** begin Source material **

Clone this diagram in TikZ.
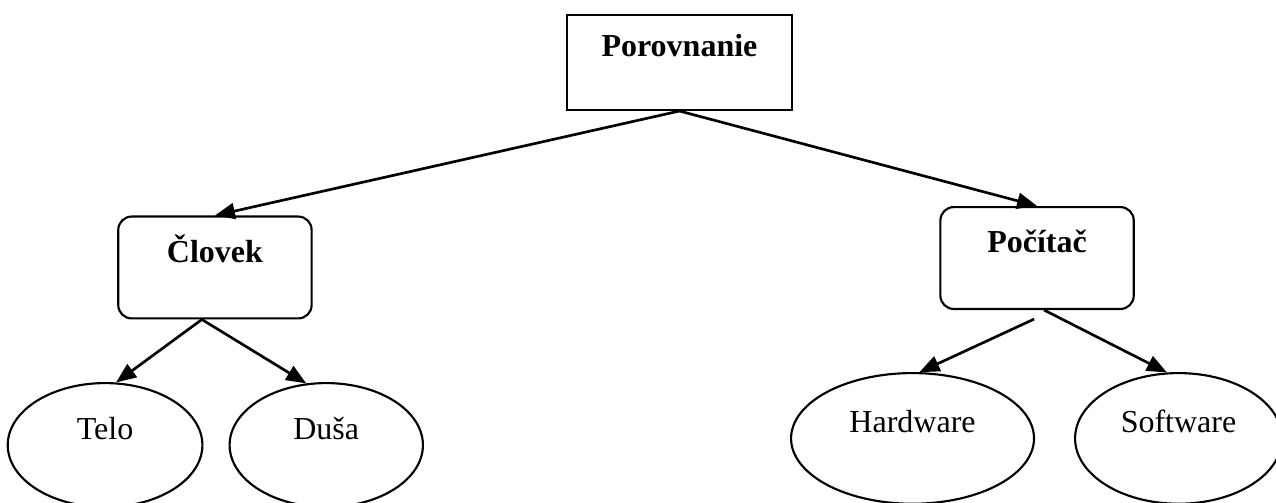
\documentclass[tikz,border=0pt]{standalone}
\usepackage{fontspec}
\setmainfont{Liberation Serif}
\usetikzlibrary{positioning, shapes.geometric, arrows.meta}

\begin{document}
\begin{tikzpicture}[
            font=\fontsize{12pt}{14pt}\selectfont,
            module/.style={draw, line width=0.8pt, inner sep=0pt, font=\fontsize{12pt}{14pt}\selectfont\bfseries},
            rootmodule/.style={module, minimum width=84.4pt, text height=15.75pt, text depth=19.9pt},
            submodule/.style={module, rounded corners=5pt, minimum width=72.5pt, text height=17.2pt, text depth=21pt},
            leaf/.style={draw, ellipse, line width=0.8pt, inner sep=0pt, text height=8pt, text depth=12.5pt},
            arrow/.style={-{Triangle[length=7.5pt, width=6pt]}, line width=1pt}
        ]
            \useasboundingbox (0pt,0pt) rectangle (478.5pt,-188.6pt);

            \node [rootmodule] (root) at (254.8pt,-23.4pt) {Porovnanie};
            \node [submodule] (clovek) at (80.6pt,-100.3pt) {Človek};
            \node [submodule] (pocitac) at (388.9pt,-96.75pt) {Počítač};

            \node [leaf, minimum width=73pt, minimum height=46.5pt] (telo) at (39.4pt,-166.9pt) {Telo};
            \node [leaf, minimum width=72.5pt, minimum height=46.5pt, right=9.4pt of telo] (dusa) {Duša};
            \node [leaf, minimum width=91.1pt, minimum height=49pt] (hardware) at (342.2pt,-164.4pt) {Hardware};
            \node [leaf, minimum width=77.6pt, minimum height=49pt, right=14.6pt of hardware] (software) {Software};

            \coordinate (clovek out) at ([xshift=-4.9pt]clovek.south);
            \coordinate (pocitac left) at ([shift={(-1.1pt,-3.4pt)}]pocitac.south);
            \coordinate (pocitac right) at ([xshift=2.6pt]pocitac.south);

            \draw [arrow] (root.south) -- (clovek.north);
            \draw [arrow] (root.south) -- (pocitac.north);
            \draw [arrow] (clovek out) -- (telo.80);
            \draw [arrow] (clovek out) -- (dusa.108);
            \draw [arrow] (pocitac left) -- (hardware.84);
            \draw [arrow] (pocitac right) -- (software.100);

        \end{tikzpicture}
\end{document}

** end Source material **

_What you have to do_
Omit the pictures and give the material again, exactly and in full.

_Exercise response_
Clone this diagram in TikZ.
\documentclass[tikz,border=0pt]{standalone}
\usepackage{fontspec}
\setmainfont{Liberation Serif}
\usetikzlibrary{positioning, shapes.geometric, arrows.meta}

\begin{document}
\begin{tikzpicture}[
            font=\fontsize{12pt}{14pt}\selectfont,
            module/.style={draw, line width=0.8pt, inner sep=0pt, font=\fontsize{12pt}{14pt}\selectfont\bfseries},
            rootmodule/.style={module, minimum width=84.4pt, text height=15.75pt, text depth=19.9pt},
            submodule/.style={module, rounded corners=5pt, minimum width=72.5pt, text height=17.2pt, text depth=21pt},
            leaf/.style={draw, ellipse, line width=0.8pt, inner sep=0pt, text height=8pt, text depth=12.5pt},
            arrow/.style={-{Triangle[length=7.5pt, width=6pt]}, line width=1pt}
        ]
            \useasboundingbox (0pt,0pt) rectangle (478.5pt,-188.6pt);

            \node [rootmodule] (root) at (254.8pt,-23.4pt) {Porovnanie};
            \node [submodule] (clovek) at (80.6pt,-100.3pt) {Človek};
            \node [submodule] (pocitac) at (388.9pt,-96.75pt) {Počítač};

            \node [leaf, minimum width=73pt, minimum height=46.5pt] (telo) at (39.4pt,-166.9pt) {Telo};
            \node [leaf, minimum width=72.5pt, minimum height=46.5pt, right=9.4pt of telo] (dusa) {Duša};
            \node [leaf, minimum width=91.1pt, minimum height=49pt] (hardware) at (342.2pt,-164.4pt) {Hardware};
            \node [leaf, minimum width=77.6pt, minimum height=49pt, right=14.6pt of hardware] (software) {Software};

            \coordinate (clovek out) at ([xshift=-4.9pt]clovek.south);
            \coordinate (pocitac left) at ([shift={(-1.1pt,-3.4pt)}]pocitac.south);
            \coordinate (pocitac right) at ([xshift=2.6pt]pocitac.south);

            \draw [arrow] (root.south) -- (clovek.north);
            \draw [arrow] (root.south) -- (pocitac.north);
            \draw [arrow] (clovek out) -- (telo.80);
            \draw [arrow] (clovek out) -- (dusa.108);
            \draw [arrow] (pocitac left) -- (hardware.84);
            \draw [arrow] (pocitac right) -- (software.100);

        \end{tikzpicture}
\end{document}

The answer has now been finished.